[What to work on]
Print the lines starting at the line containing "Write the Chart.js code for this chart." and ending at the line containing "const yTickLabels = [0, 1, 2, 3, 4, 5];", exactly and in full, without the pictures.

[Listed entries]
▬▬▬

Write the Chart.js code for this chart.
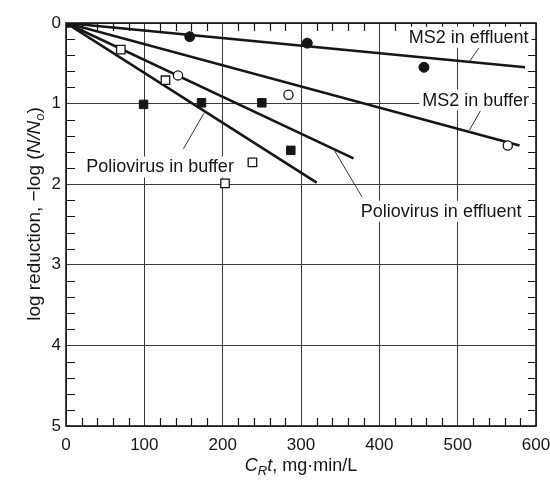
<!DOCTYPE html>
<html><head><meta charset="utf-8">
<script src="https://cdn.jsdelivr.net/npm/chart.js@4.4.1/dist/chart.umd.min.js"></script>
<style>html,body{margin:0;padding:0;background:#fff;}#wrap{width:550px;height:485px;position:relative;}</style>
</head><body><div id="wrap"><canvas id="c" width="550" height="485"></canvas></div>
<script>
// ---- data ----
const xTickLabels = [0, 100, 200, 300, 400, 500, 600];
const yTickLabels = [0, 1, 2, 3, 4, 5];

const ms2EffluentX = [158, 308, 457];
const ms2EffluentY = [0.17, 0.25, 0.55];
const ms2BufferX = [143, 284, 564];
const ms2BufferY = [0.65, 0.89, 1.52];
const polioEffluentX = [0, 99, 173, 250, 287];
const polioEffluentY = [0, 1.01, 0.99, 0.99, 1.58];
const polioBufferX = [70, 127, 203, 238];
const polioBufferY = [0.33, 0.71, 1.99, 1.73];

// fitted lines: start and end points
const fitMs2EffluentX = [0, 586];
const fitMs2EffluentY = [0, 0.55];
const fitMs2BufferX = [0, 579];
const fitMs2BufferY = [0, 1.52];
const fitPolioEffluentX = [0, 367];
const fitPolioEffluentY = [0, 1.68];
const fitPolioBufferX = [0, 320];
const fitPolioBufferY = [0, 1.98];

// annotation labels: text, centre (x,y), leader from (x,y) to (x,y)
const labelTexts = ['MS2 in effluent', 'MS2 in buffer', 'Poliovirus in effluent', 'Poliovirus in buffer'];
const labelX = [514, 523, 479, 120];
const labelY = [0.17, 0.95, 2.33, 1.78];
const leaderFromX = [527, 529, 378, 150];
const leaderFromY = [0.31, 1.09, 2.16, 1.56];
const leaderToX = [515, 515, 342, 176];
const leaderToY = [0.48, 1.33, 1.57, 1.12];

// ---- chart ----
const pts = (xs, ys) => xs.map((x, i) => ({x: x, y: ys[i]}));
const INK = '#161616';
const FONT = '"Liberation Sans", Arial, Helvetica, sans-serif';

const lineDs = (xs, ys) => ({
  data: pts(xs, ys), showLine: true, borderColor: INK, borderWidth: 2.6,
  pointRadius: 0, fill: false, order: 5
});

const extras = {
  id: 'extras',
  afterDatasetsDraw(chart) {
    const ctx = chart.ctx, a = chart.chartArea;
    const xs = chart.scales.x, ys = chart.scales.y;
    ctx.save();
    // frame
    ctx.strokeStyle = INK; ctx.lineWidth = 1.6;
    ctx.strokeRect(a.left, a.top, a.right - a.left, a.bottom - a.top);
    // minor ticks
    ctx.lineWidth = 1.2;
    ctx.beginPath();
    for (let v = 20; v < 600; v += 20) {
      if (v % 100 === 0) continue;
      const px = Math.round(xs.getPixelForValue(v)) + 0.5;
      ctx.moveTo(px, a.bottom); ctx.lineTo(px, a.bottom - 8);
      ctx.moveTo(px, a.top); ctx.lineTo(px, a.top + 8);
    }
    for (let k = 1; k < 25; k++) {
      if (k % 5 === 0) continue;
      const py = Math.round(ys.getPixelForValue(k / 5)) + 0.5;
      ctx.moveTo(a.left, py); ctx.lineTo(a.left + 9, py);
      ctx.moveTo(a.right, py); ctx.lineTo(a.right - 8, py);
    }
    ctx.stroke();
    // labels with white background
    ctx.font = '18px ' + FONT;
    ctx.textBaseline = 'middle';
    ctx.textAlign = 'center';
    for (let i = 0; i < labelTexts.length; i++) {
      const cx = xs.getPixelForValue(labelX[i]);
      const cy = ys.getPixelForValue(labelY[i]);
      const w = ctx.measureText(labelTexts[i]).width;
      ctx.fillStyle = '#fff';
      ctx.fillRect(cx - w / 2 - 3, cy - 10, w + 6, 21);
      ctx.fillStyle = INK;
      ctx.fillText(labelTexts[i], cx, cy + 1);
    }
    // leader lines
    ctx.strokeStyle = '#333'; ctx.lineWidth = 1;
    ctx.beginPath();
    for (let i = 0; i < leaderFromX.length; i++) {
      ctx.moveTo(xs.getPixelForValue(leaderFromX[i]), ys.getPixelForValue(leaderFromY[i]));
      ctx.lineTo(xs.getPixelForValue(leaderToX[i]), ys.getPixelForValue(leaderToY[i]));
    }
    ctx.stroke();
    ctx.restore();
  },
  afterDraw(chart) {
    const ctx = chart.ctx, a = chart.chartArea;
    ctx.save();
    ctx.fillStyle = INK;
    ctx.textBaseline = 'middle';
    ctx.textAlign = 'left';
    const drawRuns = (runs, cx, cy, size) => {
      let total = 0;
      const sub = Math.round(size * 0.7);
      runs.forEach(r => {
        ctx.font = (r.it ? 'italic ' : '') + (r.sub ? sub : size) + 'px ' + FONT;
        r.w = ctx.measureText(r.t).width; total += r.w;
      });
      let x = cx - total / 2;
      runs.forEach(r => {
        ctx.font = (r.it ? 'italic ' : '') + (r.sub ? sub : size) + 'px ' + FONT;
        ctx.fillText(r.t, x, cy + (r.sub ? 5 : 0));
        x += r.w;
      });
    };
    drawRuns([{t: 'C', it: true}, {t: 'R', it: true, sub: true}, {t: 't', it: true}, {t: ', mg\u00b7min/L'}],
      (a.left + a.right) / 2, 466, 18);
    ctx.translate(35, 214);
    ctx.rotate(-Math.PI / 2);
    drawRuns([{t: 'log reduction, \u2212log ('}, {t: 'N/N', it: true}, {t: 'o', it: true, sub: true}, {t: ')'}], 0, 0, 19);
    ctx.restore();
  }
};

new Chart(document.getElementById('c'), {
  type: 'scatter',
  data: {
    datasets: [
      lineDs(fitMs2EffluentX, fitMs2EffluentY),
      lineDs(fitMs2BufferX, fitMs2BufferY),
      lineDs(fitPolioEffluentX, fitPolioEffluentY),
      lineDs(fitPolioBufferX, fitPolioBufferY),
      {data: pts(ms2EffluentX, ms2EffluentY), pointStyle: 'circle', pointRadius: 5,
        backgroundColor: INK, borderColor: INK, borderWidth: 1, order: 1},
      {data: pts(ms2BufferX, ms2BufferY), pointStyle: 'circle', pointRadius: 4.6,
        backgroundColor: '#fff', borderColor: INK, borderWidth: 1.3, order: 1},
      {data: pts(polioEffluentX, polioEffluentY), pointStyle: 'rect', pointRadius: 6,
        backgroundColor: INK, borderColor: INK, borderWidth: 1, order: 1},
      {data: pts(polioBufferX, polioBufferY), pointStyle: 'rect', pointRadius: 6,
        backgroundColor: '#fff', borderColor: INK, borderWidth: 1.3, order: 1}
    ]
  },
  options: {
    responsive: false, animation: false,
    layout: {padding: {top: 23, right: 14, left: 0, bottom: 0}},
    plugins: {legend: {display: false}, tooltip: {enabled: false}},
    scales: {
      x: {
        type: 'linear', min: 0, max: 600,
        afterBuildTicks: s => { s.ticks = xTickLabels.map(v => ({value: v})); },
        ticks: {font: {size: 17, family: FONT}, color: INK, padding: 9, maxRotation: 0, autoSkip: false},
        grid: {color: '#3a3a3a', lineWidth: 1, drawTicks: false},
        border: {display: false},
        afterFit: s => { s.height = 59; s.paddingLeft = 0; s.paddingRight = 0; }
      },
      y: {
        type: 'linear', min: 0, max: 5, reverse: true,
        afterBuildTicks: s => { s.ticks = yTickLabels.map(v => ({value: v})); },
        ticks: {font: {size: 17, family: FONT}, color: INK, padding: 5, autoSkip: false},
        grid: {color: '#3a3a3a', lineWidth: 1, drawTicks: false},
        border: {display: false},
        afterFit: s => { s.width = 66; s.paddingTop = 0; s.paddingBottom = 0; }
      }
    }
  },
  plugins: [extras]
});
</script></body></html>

▬▬▬

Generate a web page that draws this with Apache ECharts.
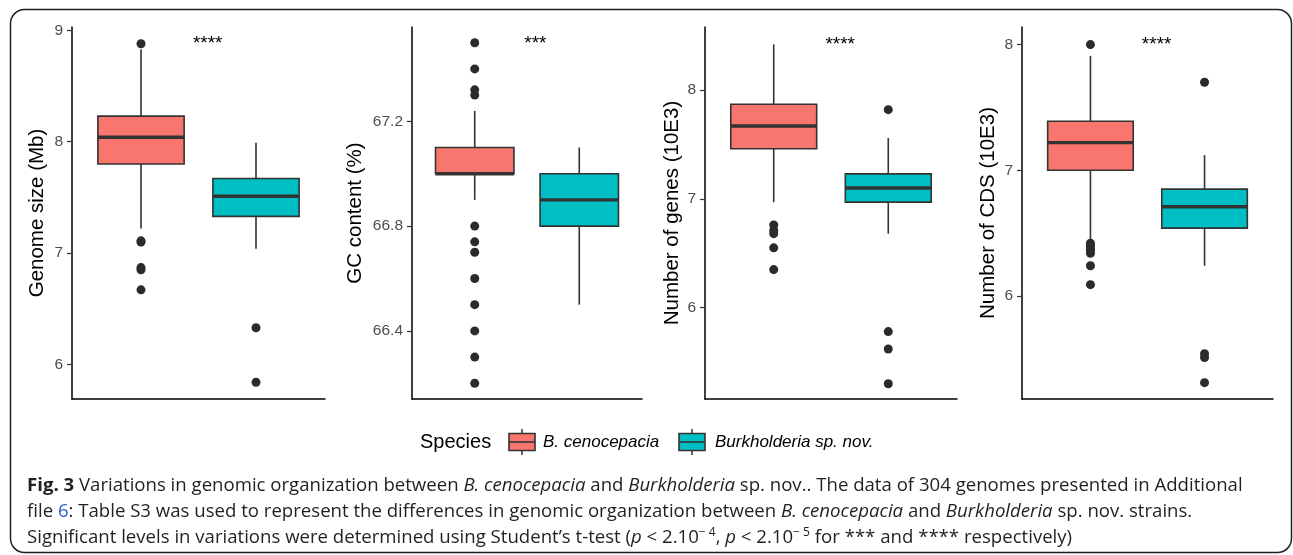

▬▬▬

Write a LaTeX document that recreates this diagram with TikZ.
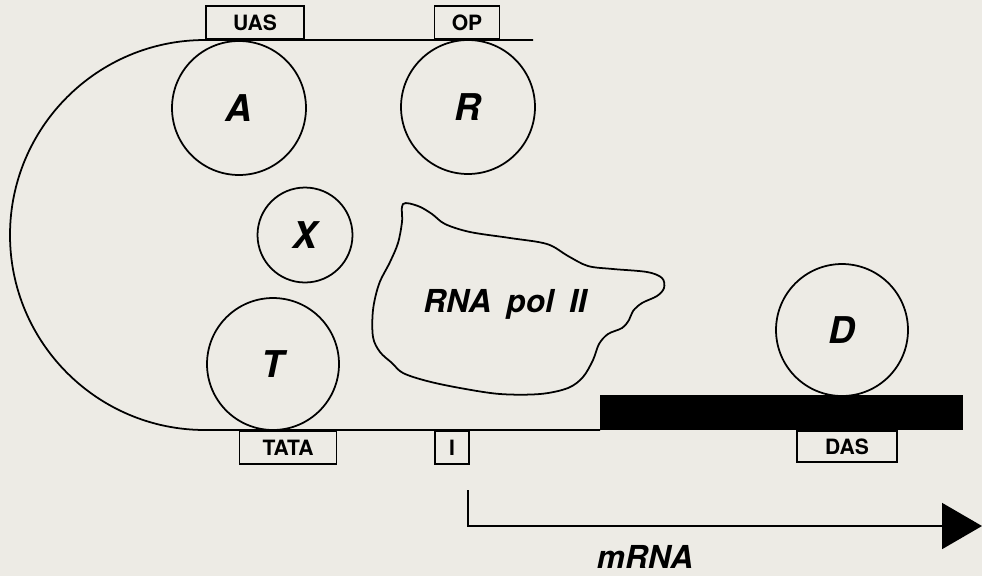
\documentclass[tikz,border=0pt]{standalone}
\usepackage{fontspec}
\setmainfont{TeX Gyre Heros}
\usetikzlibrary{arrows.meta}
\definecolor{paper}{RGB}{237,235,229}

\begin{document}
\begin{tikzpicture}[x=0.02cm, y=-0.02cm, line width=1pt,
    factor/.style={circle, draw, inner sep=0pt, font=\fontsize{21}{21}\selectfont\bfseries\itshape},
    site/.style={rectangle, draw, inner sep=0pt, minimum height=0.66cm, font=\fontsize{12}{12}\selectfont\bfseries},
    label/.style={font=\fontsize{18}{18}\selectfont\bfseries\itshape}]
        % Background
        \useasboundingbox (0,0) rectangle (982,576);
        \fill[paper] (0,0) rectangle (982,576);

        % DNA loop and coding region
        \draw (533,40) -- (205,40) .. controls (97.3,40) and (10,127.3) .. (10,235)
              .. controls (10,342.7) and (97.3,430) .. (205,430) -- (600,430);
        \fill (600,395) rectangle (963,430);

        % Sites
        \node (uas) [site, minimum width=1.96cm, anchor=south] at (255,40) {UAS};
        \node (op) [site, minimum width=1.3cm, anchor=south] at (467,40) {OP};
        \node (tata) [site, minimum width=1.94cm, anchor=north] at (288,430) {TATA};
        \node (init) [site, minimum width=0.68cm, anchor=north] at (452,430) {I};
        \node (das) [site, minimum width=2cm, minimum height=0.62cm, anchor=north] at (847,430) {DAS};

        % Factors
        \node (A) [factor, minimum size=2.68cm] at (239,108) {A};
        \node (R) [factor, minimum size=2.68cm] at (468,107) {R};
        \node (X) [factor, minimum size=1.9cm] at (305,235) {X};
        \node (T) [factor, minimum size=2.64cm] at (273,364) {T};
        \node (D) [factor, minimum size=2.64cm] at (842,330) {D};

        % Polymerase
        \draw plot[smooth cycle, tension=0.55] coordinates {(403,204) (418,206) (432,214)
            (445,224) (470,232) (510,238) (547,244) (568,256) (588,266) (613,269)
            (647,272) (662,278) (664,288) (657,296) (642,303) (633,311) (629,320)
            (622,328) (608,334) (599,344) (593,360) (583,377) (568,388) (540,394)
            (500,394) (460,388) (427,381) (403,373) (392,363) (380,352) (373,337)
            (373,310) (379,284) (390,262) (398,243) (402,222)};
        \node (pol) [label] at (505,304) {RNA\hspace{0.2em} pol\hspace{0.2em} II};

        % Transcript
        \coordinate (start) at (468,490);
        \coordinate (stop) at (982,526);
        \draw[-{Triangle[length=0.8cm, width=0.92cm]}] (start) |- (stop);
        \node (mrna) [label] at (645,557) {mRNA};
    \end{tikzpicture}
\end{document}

▬▬▬

[Reply to the exercise]
Write the Chart.js code for this chart.
<!DOCTYPE html>
<html><head><meta charset="utf-8">
<script src="https://cdn.jsdelivr.net/npm/chart.js@4.4.1/dist/chart.umd.min.js"></script>
<style>html,body{margin:0;padding:0;background:#fff;}#wrap{width:550px;height:485px;position:relative;}</style>
</head><body><div id="wrap"><canvas id="c" width="550" height="485"></canvas></div>
<script>
// ---- data ----
const xTickLabels = [0, 100, 200, 300, 400, 500, 600];
const yTickLabels = [0, 1, 2, 3, 4, 5];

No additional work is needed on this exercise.